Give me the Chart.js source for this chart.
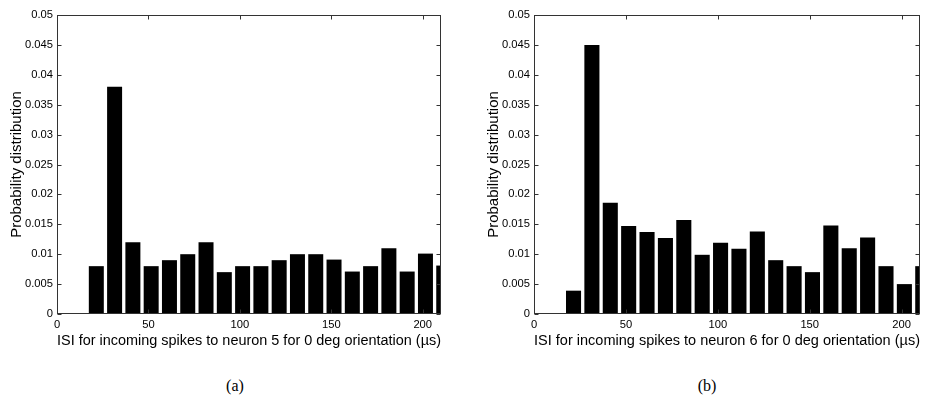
<!DOCTYPE html>
<html>
<head>
<meta charset="utf-8">
<script src="https://cdn.jsdelivr.net/npm/chart.js@4/dist/chart.umd.min.js"></script>
<style>
  html, body { margin: 0; padding: 0; background: #fff; width: 935px; height: 412px; overflow: hidden; }
  canvas { position: absolute; top: 0; }
  #chartA { left: 0; }
  #chartB { left: 477px; }
  .cap { position: absolute; top: 386px; font-family: "Liberation Serif", "DejaVu Serif", serif; font-size: 16px; color: #000; transform: translate(-50%, -50%); }
</style>
</head>
<body>
<canvas id="chartA" width="470" height="360"></canvas>
<canvas id="chartB" width="458" height="360"></canvas>
<div class="cap" style="left:235px">(a)</div>
<div class="cap" style="left:707px">(b)</div>
<script>
// ISI histogram bin centres (µs)
const binCenters = [21.5, 31.5, 41.5, 51.5, 61.5, 71.5, 81.5, 91.5, 101.5, 111.5,
                    121.5, 131.5, 141.5, 151.5, 161.5, 171.5, 181.5, 191.5, 201.5, 211.5];

// Probability per bin, neuron 5 and neuron 6 (0 deg orientation)
const neuron5 = [0.008, 0.038, 0.012, 0.008, 0.009, 0.010, 0.012, 0.007, 0.008, 0.008,
                 0.009, 0.010, 0.010, 0.0091, 0.0071, 0.008, 0.011, 0.0071, 0.0101, 0.0081];
const neuron6 = [0.0039, 0.045, 0.0186, 0.0147, 0.0137, 0.0127, 0.0157, 0.0099, 0.0119, 0.0109,
                 0.0138, 0.009, 0.008, 0.007, 0.0148, 0.011, 0.0128, 0.008, 0.005, 0.008];

// Axis ticks
const xTicks = [0, 50, 100, 150, 200];
const yTicks = [0, 0.005, 0.01, 0.015, 0.02, 0.025, 0.03, 0.035, 0.04, 0.045, 0.05];
const yTickLabels = ['0', '0.005', '0.01', '0.015', '0.02', '0.025', '0.03', '0.035', '0.04', '0.045', '0.05'];

const FONT = '"Liberation Sans", Arial, sans-serif';

// Boxed axes with short inward tick marks on all four sides
const boxFrame = {
  id: 'boxFrame',
  afterDraw(chart) {
    const ctx = chart.ctx;
    const a = chart.chartArea;
    const x = chart.scales.x, y = chart.scales.y;
    const L = Math.round(a.left) + 0.5, R = Math.round(a.right) - 0.5;
    const T = Math.round(a.top) + 0.5, B = Math.round(a.bottom) - 0.5;
    const len = 4;
    ctx.save();
    ctx.strokeStyle = '#333';
    ctx.lineWidth = 1;
    ctx.strokeRect(L, T, R - L, B - T);
    ctx.beginPath();
    xTicks.forEach(v => {
      const px = Math.round(x.getPixelForValue(v)) + 0.5;
      ctx.moveTo(px, B); ctx.lineTo(px, B - len);
      ctx.moveTo(px, T); ctx.lineTo(px, T + len);
    });
    yTicks.forEach(v => {
      const py = Math.round(y.getPixelForValue(v)) + 0.5;
      ctx.moveTo(L, py); ctx.lineTo(L + len, py);
      ctx.moveTo(R, py); ctx.lineTo(R - len, py);
    });
    ctx.stroke();
    ctx.restore();
  }
};

function makeChart(id, values, neuron, rightPad) {
  const points = binCenters.map((c, i) => ({ x: c, y: values[i] }));
  return new Chart(document.getElementById(id), {
    type: 'bar',
    data: {
      datasets: [{
        data: points,
        backgroundColor: '#000',
        borderWidth: 0,
        categoryPercentage: 1,
        barPercentage: 0.82
      }]
    },
    options: {
      responsive: false,
      animation: false,
      layout: { padding: { top: 15, right: rightPad, left: 0, bottom: 0 } },
      plugins: { legend: { display: false }, tooltip: { enabled: false } },
      scales: {
        x: {
          type: 'linear',
          offset: false,
          min: 0,
          max: 210,
          afterBuildTicks: s => { s.ticks = xTicks.map(v => ({ value: v })); },
          afterFit: s => { s.height = 46; },
          grid: { display: false, drawTicks: false },
          border: { display: false },
          ticks: {
            color: '#000',
            padding: 4,
            maxRotation: 0,
            font: { family: FONT, size: 11.2 },
            callback: v => String(v)
          },
          title: {
            display: true,
            text: 'ISI for incoming spikes to neuron ' + neuron + ' for 0 deg orientation (\u00b5s)',
            color: '#000',
            padding: { top: 0, bottom: 10 },
            font: { family: FONT, size: 15.3 }
          }
        },
        y: {
          min: 0,
          max: 0.05,
          afterBuildTicks: s => { s.ticks = yTicks.map(v => ({ value: v })); },
          afterFit: s => { s.width = 57; },
          grid: { display: false, drawTicks: false },
          border: { display: false },
          ticks: {
            color: '#000',
            padding: 4,
            font: { family: FONT, size: 11.2 },
            callback: (v, i) => yTickLabels[i]
          },
          title: {
            display: true,
            text: 'Probability distribution',
            color: '#000',
            padding: { top: 8, bottom: 0 },
            font: { family: FONT, size: 15 }
          }
        }
      }
    },
    plugins: [boxFrame]
  });
}

makeChart('chartA', neuron5, 5, 29);
makeChart('chartB', neuron6, 6, 15);
</script>
</body>
</html>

..............................

**DESCRIPTION OF THE TASK**
Transcribe the full listing character for character. Pictures are excluded.

**SOLUTION TO THIS TASK**
Give me the Chart.js source for this chart.
<!DOCTYPE html>
<html>
<head>
<meta charset="utf-8">
<script src="https://cdn.jsdelivr.net/npm/chart.js@4/dist/chart.umd.min.js"></script>
<style>
  html, body { margin: 0; padding: 0; background: #fff; width: 935px; height: 412px; overflow: hidden; }
  canvas { position: absolute; top: 0; }
  #chartA { left: 0; }
  #chartB { left: 477px; }
  .cap { position: absolute; top: 386px; font-family: "Liberation Serif", "DejaVu Serif", serif; font-size: 16px; color: #000; transform: translate(-50%, -50%); }
</style>
</head>
<body>
<canvas id="chartA" width="470" height="360"></canvas>
<canvas id="chartB" width="458" height="360"></canvas>
<div class="cap" style="left:235px">(a)</div>
<div class="cap" style="left:707px">(b)</div>
<script>
// ISI histogram bin centres (µs)
const binCenters = [21.5, 31.5, 41.5, 51.5, 61.5, 71.5, 81.5, 91.5, 101.5, 111.5,
                    121.5, 131.5, 141.5, 151.5, 161.5, 171.5, 181.5, 191.5, 201.5, 211.5];

// Probability per bin, neuron 5 and neuron 6 (0 deg orientation)
const neuron5 = [0.008, 0.038, 0.012, 0.008, 0.009, 0.010, 0.012, 0.007, 0.008, 0.008,
                 0.009, 0.010, 0.010, 0.0091, 0.0071, 0.008, 0.011, 0.0071, 0.0101, 0.0081];
const neuron6 = [0.0039, 0.045, 0.0186, 0.0147, 0.0137, 0.0127, 0.0157, 0.0099, 0.0119, 0.0109,
                 0.0138, 0.009, 0.008, 0.007, 0.0148, 0.011, 0.0128, 0.008, 0.005, 0.008];

// Axis ticks
const xTicks = [0, 50, 100, 150, 200];
const yTicks = [0, 0.005, 0.01, 0.015, 0.02, 0.025, 0.03, 0.035, 0.04, 0.045, 0.05];
const yTickLabels = ['0', '0.005', '0.01', '0.015', '0.02', '0.025', '0.03', '0.035', '0.04', '0.045', '0.05'];

const FONT = '"Liberation Sans", Arial, sans-serif';

// Boxed axes with short inward tick marks on all four sides
const boxFrame = {
  id: 'boxFrame',
  afterDraw(chart) {
    const ctx = chart.ctx;
    const a = chart.chartArea;
    const x = chart.scales.x, y = chart.scales.y;
    const L = Math.round(a.left) + 0.5, R = Math.round(a.right) - 0.5;
    const T = Math.round(a.top) + 0.5, B = Math.round(a.bottom) - 0.5;
    const len = 4;
    ctx.save();
    ctx.strokeStyle = '#333';
    ctx.lineWidth = 1;
    ctx.strokeRect(L, T, R - L, B - T);
    ctx.beginPath();
    xTicks.forEach(v => {
      const px = Math.round(x.getPixelForValue(v)) + 0.5;
      ctx.moveTo(px, B); ctx.lineTo(px, B - len);
      ctx.moveTo(px, T); ctx.lineTo(px, T + len);
    });
    yTicks.forEach(v => {
      const py = Math.round(y.getPixelForValue(v)) + 0.5;
      ctx.moveTo(L, py); ctx.lineTo(L + len, py);
      ctx.moveTo(R, py); ctx.lineTo(R - len, py);
    });
    ctx.stroke();
    ctx.restore();
  }
};

function makeChart(id, values, neuron, rightPad) {
  const points = binCenters.map((c, i) => ({ x: c, y: values[i] }));
  return new Chart(document.getElementById(id), {
    type: 'bar',
    data: {
      datasets: [{
        data: points,
        backgroundColor: '#000',
        borderWidth: 0,
        categoryPercentage: 1,
        barPercentage: 0.82
      }]
    },
    options: {
      responsive: false,
      animation: false,
      layout: { padding: { top: 15, right: rightPad, left: 0, bottom: 0 } },
      plugins: { legend: { display: false }, tooltip: { enabled: false } },
      scales: {
        x: {
          type: 'linear',
          offset: false,
          min: 0,
          max: 210,
          afterBuildTicks: s => { s.ticks = xTicks.map(v => ({ value: v })); },
          afterFit: s => { s.height = 46; },
          grid: { display: false, drawTicks: false },
          border: { display: false },
          ticks: {
            color: '#000',
            padding: 4,
            maxRotation: 0,
            font: { family: FONT, size: 11.2 },
            callback: v => String(v)
          },
          title: {
            display: true,
            text: 'ISI for incoming spikes to neuron ' + neuron + ' for 0 deg orientation (\u00b5s)',
            color: '#000',
            padding: { top: 0, bottom: 10 },
            font: { family: FONT, size: 15.3 }
          }
        },
        y: {
          min: 0,
          max: 0.05,
          afterBuildTicks: s => { s.ticks = yTicks.map(v => ({ value: v })); },
          afterFit: s => { s.width = 57; },
          grid: { display: false, drawTicks: false },
          border: { display: false },
          ticks: {
            color: '#000',
            padding: 4,
            font: { family: FONT, size: 11.2 },
            callback: (v, i) => yTickLabels[i]
          },
          title: {
            display: true,
            text: 'Probability distribution',
            color: '#000',
            padding: { top: 8, bottom: 0 },
            font: { family: FONT, size: 15 }
          }
        }
      }
    },
    plugins: [boxFrame]
  });
}

makeChart('chartA', neuron5, 5, 29);
makeChart('chartB', neuron6, 6, 15);
</script>
</body>
</html>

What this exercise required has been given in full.